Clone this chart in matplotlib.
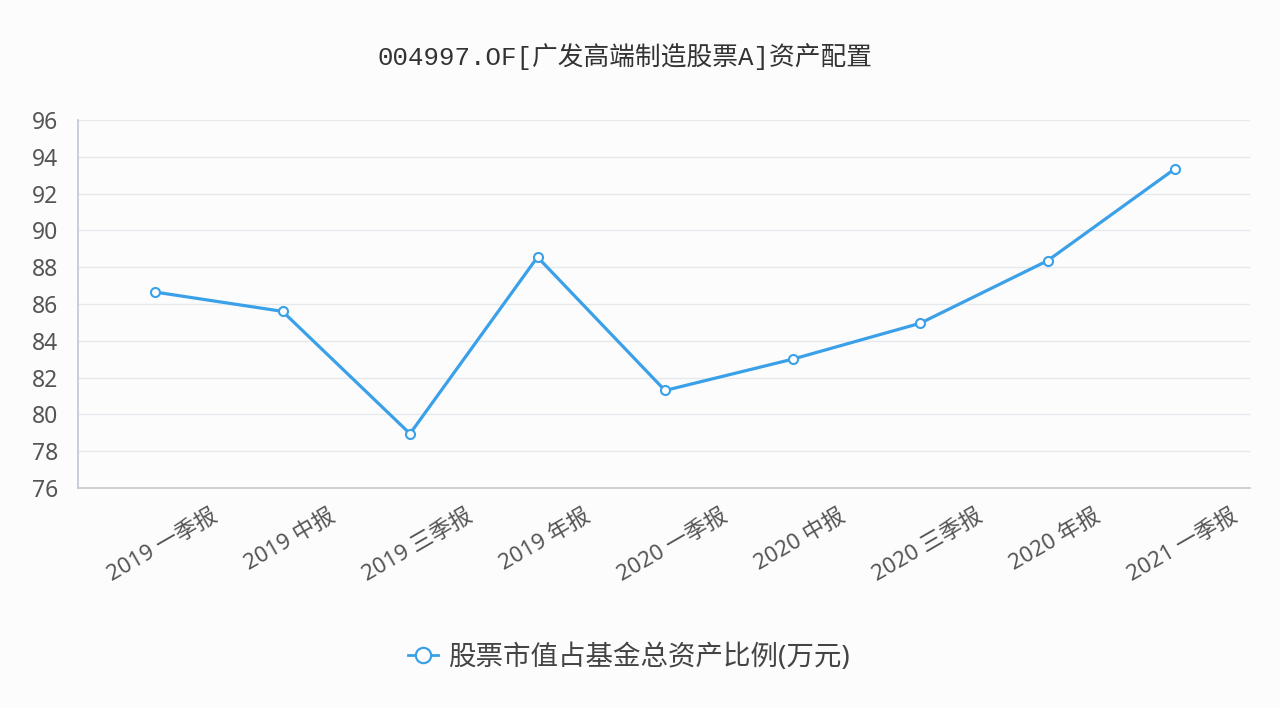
import matplotlib
matplotlib.use("Agg")
import matplotlib.pyplot as plt
import matplotlib.transforms as mtransforms
from matplotlib.lines import Line2D

plt.rcParams['font.family'] = ['Noto Sans', 'Noto Sans CJK SC', 'DejaVu Sans']

title = "004997.OF[广发高端制造股票A]资产配置"
categories = ["2019 一季报", "2019 中报", "2019 三季报", "2019 年报",
              "2020 一季报", "2020 中报", "2020 三季报", "2020 年报", "2021 一季报"]
values = [86.65, 85.6, 78.95, 88.55, 81.3, 83.0, 84.95, 88.35, 93.35]
series_name = "股票市值占基金总资产比例(万元)"
yticks = [76, 78, 80, 82, 84, 86, 88, 90, 92, 94, 96]

line_color = "#3aa0e8"
bg = "#fcfcfd"

fig = plt.figure(figsize=(12.8, 7.08), dpi=100, facecolor=bg)
ax = fig.add_axes([78/1280, 1-488/708, (1250-78)/1280, (488-120)/708], facecolor=bg)

x = list(range(len(categories)))
ax.plot(x, values, color=line_color, lw=2.3, marker='o', markersize=6.5,
        markerfacecolor='white', markeredgecolor=line_color, markeredgewidth=1.5,
        zorder=3, solid_joinstyle='round')

ax.set_ylim(76, 96)
ax.set_yticks(yticks)
ax.set_xlim(-(155-78)/127.5, 8 + (1250-1175)/127.5)
ax.set_xticks(x)
ax.set_xticklabels(categories, rotation=30, ha='center', va='top')

ax.grid(axis='y', color='#e6e8eb', lw=1.0, zorder=0)
ax.grid(axis='x', visible=False)
for s in ['top', 'right']:
    ax.spines[s].set_visible(False)
ax.spines['left'].set_color('#bfc6cf')
ax.spines['left'].set_linewidth(1.2)
ax.spines['bottom'].set_color('#c6c9cd')
ax.spines['bottom'].set_linewidth(1.2)

ax.tick_params(axis='y', length=0, pad=14, labelsize=16.5, labelcolor='#555555')
ax.tick_params(axis='x', length=0, pad=13, labelsize=16, labelcolor='#555555')

offset = mtransforms.ScaledTranslation(8/100, 0, fig.dpi_scale_trans)
for lab in ax.get_xticklabels():
    lab.set_transform(lab.get_transform() + offset)

fig.text(0.488, 1-57/708, title, ha='center', va='center', fontsize=18.5,
         color='#333333', family=['Liberation Mono', 'Noto Sans CJK SC'])

handle = Line2D([0], [0], color=line_color, lw=2.0, marker='o', markersize=11,
                markerfacecolor='white', markeredgecolor=line_color, markeredgewidth=1.6)
leg = fig.legend([handle], [series_name], loc='center', bbox_to_anchor=(629/1280, 1-658/708),
                 frameon=False, fontsize=19.8, handlelength=1.1, handletextpad=0.36,
                 labelcolor='#444444')

fig.savefig("out.png", dpi=100, facecolor=bg)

******

◆ **Given problem**:
Repeat the lines exactly as they stand, from the opening line of the data through the line with "plt.rcParams['font.family'] = ['Noto". Pictures stay out of the copy.

◆ **Response to the exercise**:
Clone this chart in matplotlib.
import matplotlib
matplotlib.use("Agg")
import matplotlib.pyplot as plt
import matplotlib.transforms as mtransforms
from matplotlib.lines import Line2D

plt.rcParams['font.family'] = ['Noto Sans', 'Noto Sans CJK SC', 'DejaVu Sans']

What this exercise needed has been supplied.